Fonctions Publiques-CGC


SNUI

Quel avenir pour la Fonction publique ?

Les déclarations du Président de la République mériteraient assurément un long développement, tant elles portent les germes d’un profond changement de nature du service public.
Le Syndicat National Unifié des Impôts (SNUI) défend de longue date un autre regard sur la Fonction publique et les fonctionnaires, l’utilité sociale et économique du service public et porte un certain nombre de demandes légitimes sur, par exemple, la demande de reconnaissance des qualifications et l’amélioration des conditions de vie au travail.
On ne peut laisser croire que la Fonction publique et ses agents n’évoluent pas. Pourquoi ? Parce que les changements ont été nombreux et souvent difficiles au sein des administrations, tant au niveau de la gestion des personnels qu’au niveau des services et des structures.
Mais la nature même du service public est incompatible avec la logique d’individualisation des rémunérations et avec l’instauration de contrats privés. En effet, l’objectif du service public est la recherche du bien commun : est-il normal de rémunérer un agent en fonction d’indicateurs portant, par exemple, sur le nombre de redressements fiscaux effectués ou en fonction du nombre de personnes reçues, indépendamment de la qualité du service rendu ? Non ! Est-il normal de créer deux catégories de personnels, l’une privée (soumise à une incertitude et dont l’emploi dépend du bon vouloir de l’Etat employeur) et l’autre publique (donc indépendante des pressions politiques et garante de la neutralité du service public) qui effectueront le même travail ? Non ! On devine aisément que la situation plus précaire des uns conduirait à un alignement par le bas des droits sociaux des autres... Mais surtout, cela conduirait à une implosion de la nature même du service public.
Le Président propose une logique perdante, perdant pour les usagers, perdant pour les personnels. Le chef de l’Etat, avant même de pouvoir diagnostiquer les besoins réels en matière de services publics, décide de continuer sa logique de suppression d’emplois massive. Pour le SNUI, la politique de l’emploi dans la Fonction publique devrait d’abord être déterminée par les besoins de la population en matière de services publics et leur amélioration.

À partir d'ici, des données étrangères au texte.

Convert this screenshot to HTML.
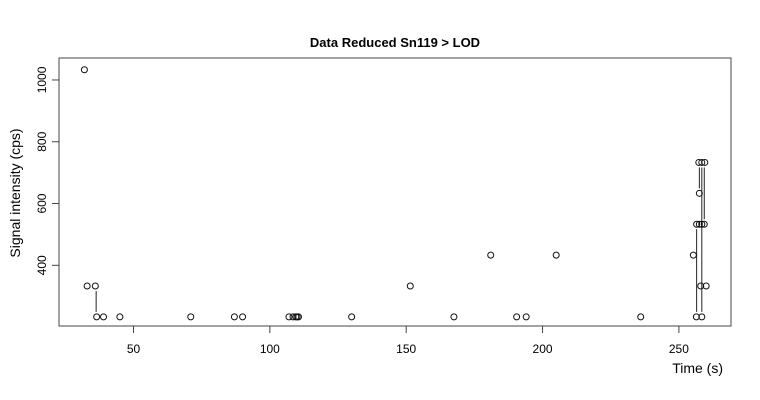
<!DOCTYPE html>
<html><head><meta charset="utf-8"><style>
body{margin:0;background:#fff;}
svg{display:block;font-family:"Liberation Sans",Arial,sans-serif;}
</style></head><body>
<svg id="chart" width="760" height="400" viewBox="0 0 760 400">
<text x="395" y="47" text-anchor="middle" font-size="13" font-weight="bold">Data Reduced Sn119 &gt; LOD</text>
<rect x="59" y="58" width="672" height="268" fill="none" stroke="#444" stroke-width="1"/>
<g id="xaxis"></g>
<g id="yaxis"></g>
<text x="723" y="373" text-anchor="end" font-size="14">Time (s)</text>
<text transform="translate(20,193) rotate(-90)" text-anchor="middle" font-size="14">Signal intensity (cps)</text>
<g id="segs"></g>
<g id="pts"></g>
</svg>
<script>
const times=[32,33,36,36.5,39,45,71,87,90,107,108.5,109.5,110,110.5,130,151.5,167.5,181,190.5,194,205,236,255.3,256.4,256.5,257.5,257.3,257.5,258,258.4,258.4,258.4,259.3,259.5,260];
const values=[1033,333,333,233,233,233,233,233,233,233,233,233,233,233,233,333,233,433,233,233,433,233,433,233,533,533,733,633,333,233,733,533,533,733,333];
const segT=[36.3,256.5,257.5,258.4,259.3];
const segFrom=[333,533,733,733,733];
const segTo=[233,233,633,233,533];
const xTicks=[50,100,150,200,250];
const yTicks=[400,600,800,1000];
const NS="http://www.w3.org/2000/svg";
function X(t){return 133.5+(t-50)*2.727;}
function Y(v){return 265.3-(v-400)*0.30889;}
function mk(tag,attrs,parent){const e=document.createElementNS(NS,tag);for(const k in attrs)e.setAttribute(k,attrs[k]);parent.appendChild(e);return e;}
const xa=document.getElementById('xaxis'),ya=document.getElementById('yaxis');
xTicks.forEach(t=>{
 const l=mk('line',{x1:X(t),x2:X(t),y1:326,y2:333,stroke:'#444'},xa);
 
 
 const tx=mk('text',{x:X(t),y:353,'text-anchor':'middle','font-size':'12'},xa);tx.textContent=t;
 
 
});
yTicks.forEach(v=>{
 const l=mk('line',{x1:52,x2:59,y1:Y(v),y2:Y(v),stroke:'#444'},ya);
 
 
 const tx=mk('text',{transform:`translate(46,${Y(v)}) rotate(-90)`,'text-anchor':'middle','font-size':'12'},ya);tx.textContent=v;
 
 
});
const sg=document.getElementById('segs');
segT.forEach((t,i)=>{
 const a=Y(segFrom[i])+5,b=Y(segTo[i])-5;
 const l=mk('line',{x1:X(t),x2:X(t),y1:a,y2:b,stroke:'#222','stroke-width':1},sg);
 
 
});
const pg=document.getElementById('pts');
times.forEach((t,i)=>{
 const c=mk('circle',{cx:X(t),cy:Y(values[i]),r:3,fill:'none',stroke:'#111','stroke-width':1},pg);
 
 
});
</script>
</body></html>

Les réformes annoncées, avec comme arme la Révision Générale des Politiques Publiques (RGPP) et les suppressions d’emplois, entraîneront la fermeture de services publics de proximité. Ceci aura comme conséquence une dégradation de l’égalité d’accès au service public pour les citoyens et entraînera, pour les personnels, une mobilité présentée par le Président comme choisie, mais qui deviendra, de fait, une mobilité subie.

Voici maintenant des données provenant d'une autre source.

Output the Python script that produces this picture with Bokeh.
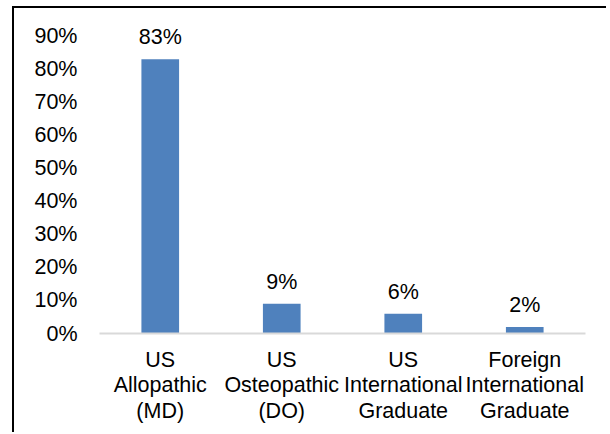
from bokeh.plotting import figure
from bokeh.models import ColumnDataSource, FactorRange, Range1d, NumeralTickFormatter, FixedTicker
from bokeh.core.properties import value
from bokeh.embed import file_html
from bokeh.resources import INLINE

categories = ["US\nAllopathic\n(MD)", "US\nOsteopathic\n(DO)", "US\nInternational\nGraduate", "Foreign\nInternational\nGraduate"]
shares = [0.83, 0.09, 0.06, 0.02]
y_ticks = [0.0, 0.1, 0.2, 0.3, 0.4, 0.5, 0.6, 0.7, 0.8, 0.9]

labels = [f"{round(v * 100)}%" for v in shares]
src = ColumnDataSource(dict(cat=categories, val=shares, lab=labels))

FONT = "Liberation Sans"
FS = "21.5px"
p = figure(width=594, height=426, output_backend="svg", toolbar_location=None,
           x_range=FactorRange(factors=categories), y_range=Range1d(0, 0.959),
           min_border_left=85, min_border_right=23, min_border_top=8, min_border_bottom=101)
p.styles = {"border-left": "2px solid black", "border-top": "2px solid black",
            "margin-left": "12px", "margin-top": "6px"}

p.vbar(x="cat", top="val", width=0.31, source=src, fill_color="#4f81bd", line_color=None)
p.text(x="cat", y="val", text="lab", source=src, text_align="center", text_baseline="alphabetic",
       y_offset=-22, text_font=value(FONT), text_font_size=FS, text_color="#000000")

p.xgrid.visible = False
p.ygrid.visible = False
p.outline_line_color = None
p.background_fill_color = "white"
p.border_fill_color = "white"

p.yaxis.ticker = FixedTicker(ticks=y_ticks)
p.yaxis.formatter = NumeralTickFormatter(format="0%")
p.yaxis.axis_line_color = None
p.yaxis.major_tick_line_color = None
p.yaxis.minor_tick_line_color = None
p.yaxis.major_label_standoff = 16
p.yaxis.major_label_text_font = FONT
p.yaxis.major_label_text_font_size = FS
p.yaxis.major_label_text_color = "#000000"

p.xaxis.axis_line_color = "#d9d9d9"
p.xaxis.axis_line_width = 2
p.xaxis.major_tick_line_color = None
p.xaxis.minor_tick_line_color = None
p.xaxis.major_label_standoff = 8
p.xaxis.major_label_text_font = FONT
p.xaxis.major_label_text_font_size = FS
p.xaxis.major_label_text_color = "#000000"
p.xaxis.major_label_text_line_height = 1.07

open("out.html", "w").write(file_html(p, INLINE))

La vision des règles de gestion qu’a le chef de l’Etat est d’accélérer l’individualisation dans la gestion et la rémunération. Elle nous entraîne vers une Fonction publique resserrée sur des métiers où les personnels seront choisis par entretien individuel (fin des concours), malléables dans leur affectation et bloqués dans leur carrière et dans leur pouvoir d’achat. Cette vision est conforme à l’idéologie du Président : individualisme, mérite et bénéfice pour une petite minorité. Quant aux heures supplémentaires, elles seront, à l’instar du privé, imposées par l’administration, le manque d’effectif... etc...

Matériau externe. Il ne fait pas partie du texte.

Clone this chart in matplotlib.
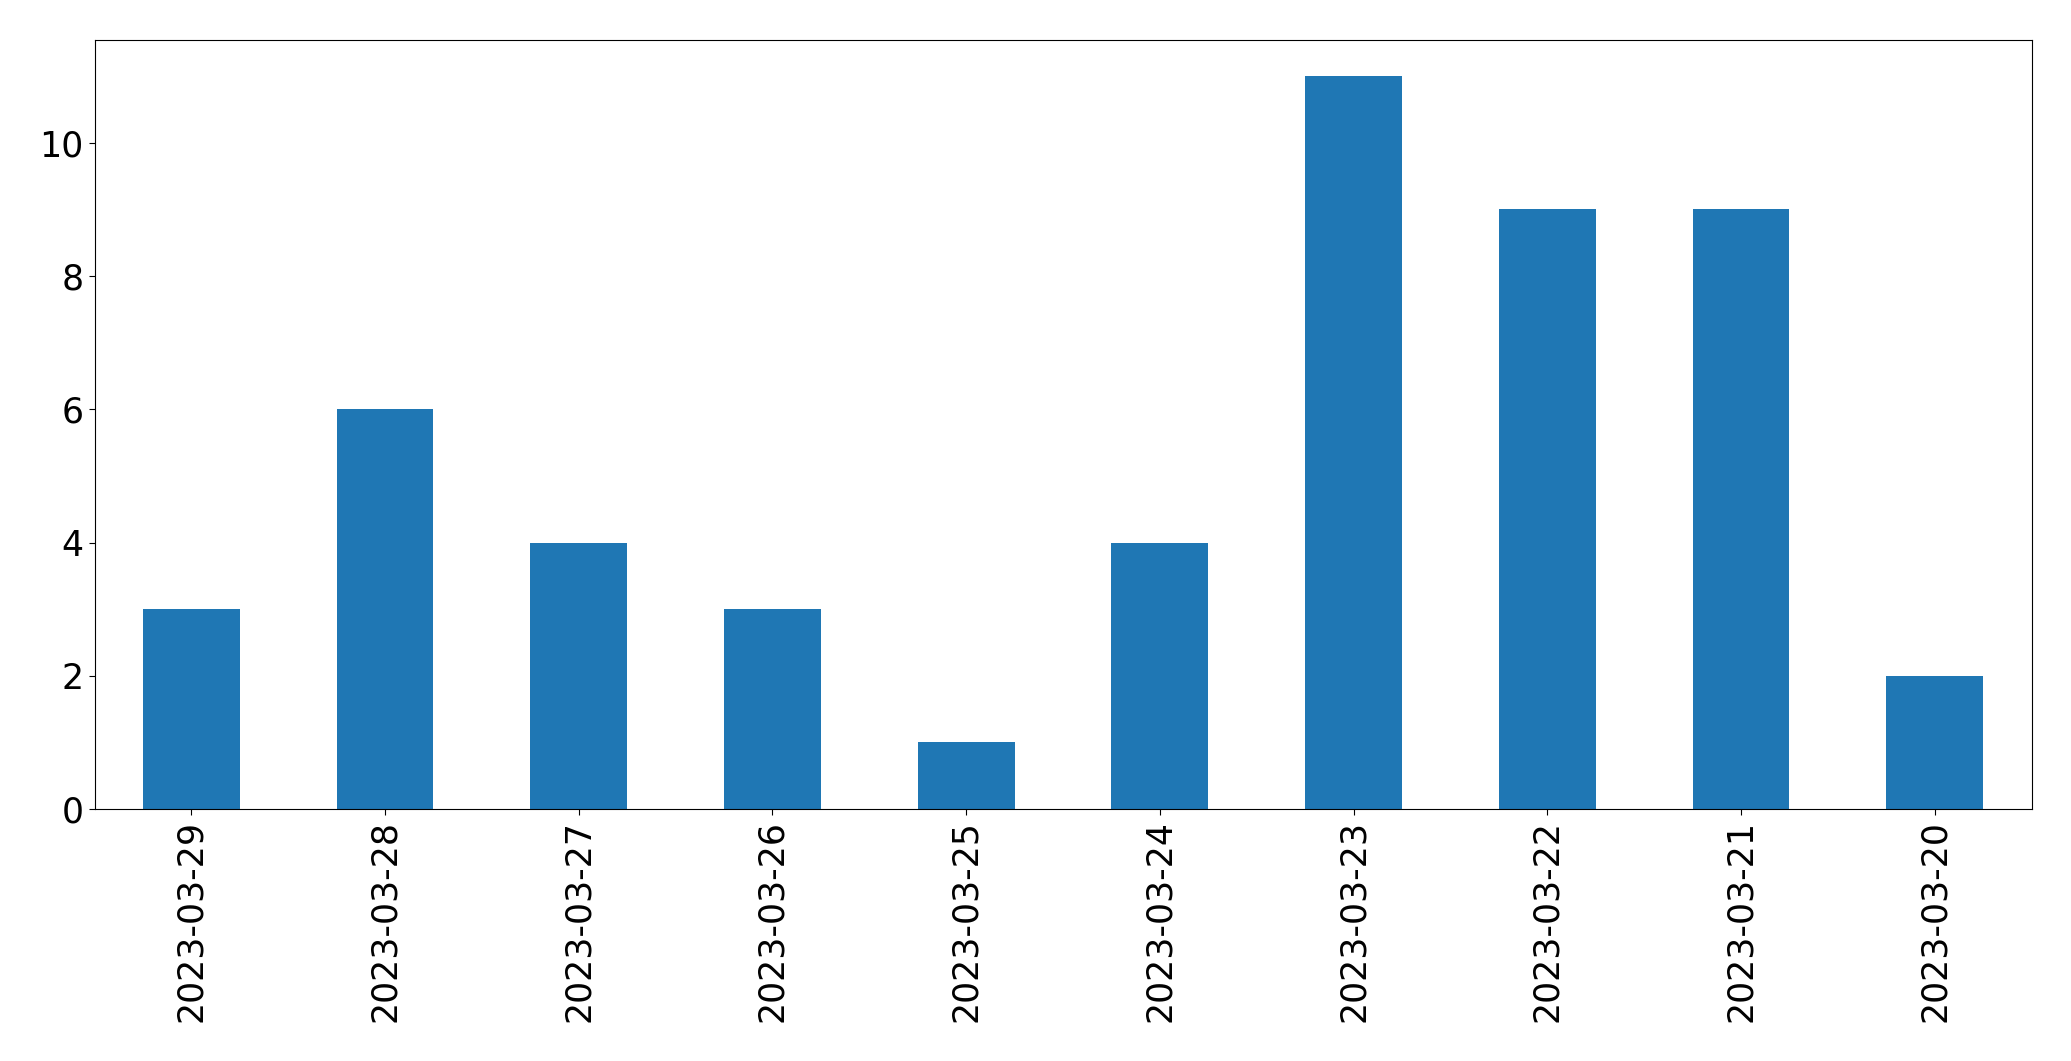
import matplotlib
matplotlib.use('Agg')
import matplotlib.pyplot as plt
import numpy as np

dates = ['2023-03-29', '2023-03-28', '2023-03-27', '2023-03-26', '2023-03-25',
         '2023-03-24', '2023-03-23', '2023-03-22', '2023-03-21', '2023-03-20']
counts = [3, 6, 4, 3, 1, 4, 11, 9, 9, 2]

fs = 25
fig = plt.figure(figsize=(20.71, 10.61), dpi=100)
ax = fig.add_axes([94.5 / 2071, 1 - 809 / 1061, (2031.5 - 94.5) / 2071, (809 - 39.5) / 1061])

x = np.arange(len(dates))
ax.bar(x, counts, width=0.5, color='#1f77b4')
ax.set_xlim(-0.5, len(dates) - 0.5)
ax.set_ylim(0, max(counts) * 1.05)
ax.set_xticks(x)
ax.set_xticklabels(dates, rotation=90, fontsize=fs)
ax.tick_params(axis='y', labelsize=fs)
ax.tick_params(length=4.2)

fig.savefig('out.png', dpi=100)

La « refondation » que nous propose Nicolas Sarkozy va peser lourdement sur les conditions de vie et de travail des personnels. Le Pacte services publics 2012 proposé ressemble à un pacte avec le diable. Le contrat est présenté de manière flatteuse et alléchante, mais pourrait à terme faire perdre son âme à la Fonction publique.
Le chef de l’Etat n’a pas répondu aux exigences des personnels sur le pouvoir d’achat et ignore l’appel unitaire des organisations syndicales à ouvrir des négociations salariales. Il mène une politique contraire aux revendications de personnels sur l’emploi, les conditions de travail et la défense des services publics.
Oui, le SNUI réclame un grand débat sur la Fonction publique : mais celui-ci ne doit pas être tronqué et doit tenir compte des spécificités incontournables de la sphère publique. Pourquoi ? Parce que l’accès de tous à certains services, l’égalité de traitement et la satisfaction des besoins sociaux ne peuvent être garantis dans le cadre d’une logique purement comptable et marchande. C’est sur cette base que le SNUI s’inscrira dans ce débat.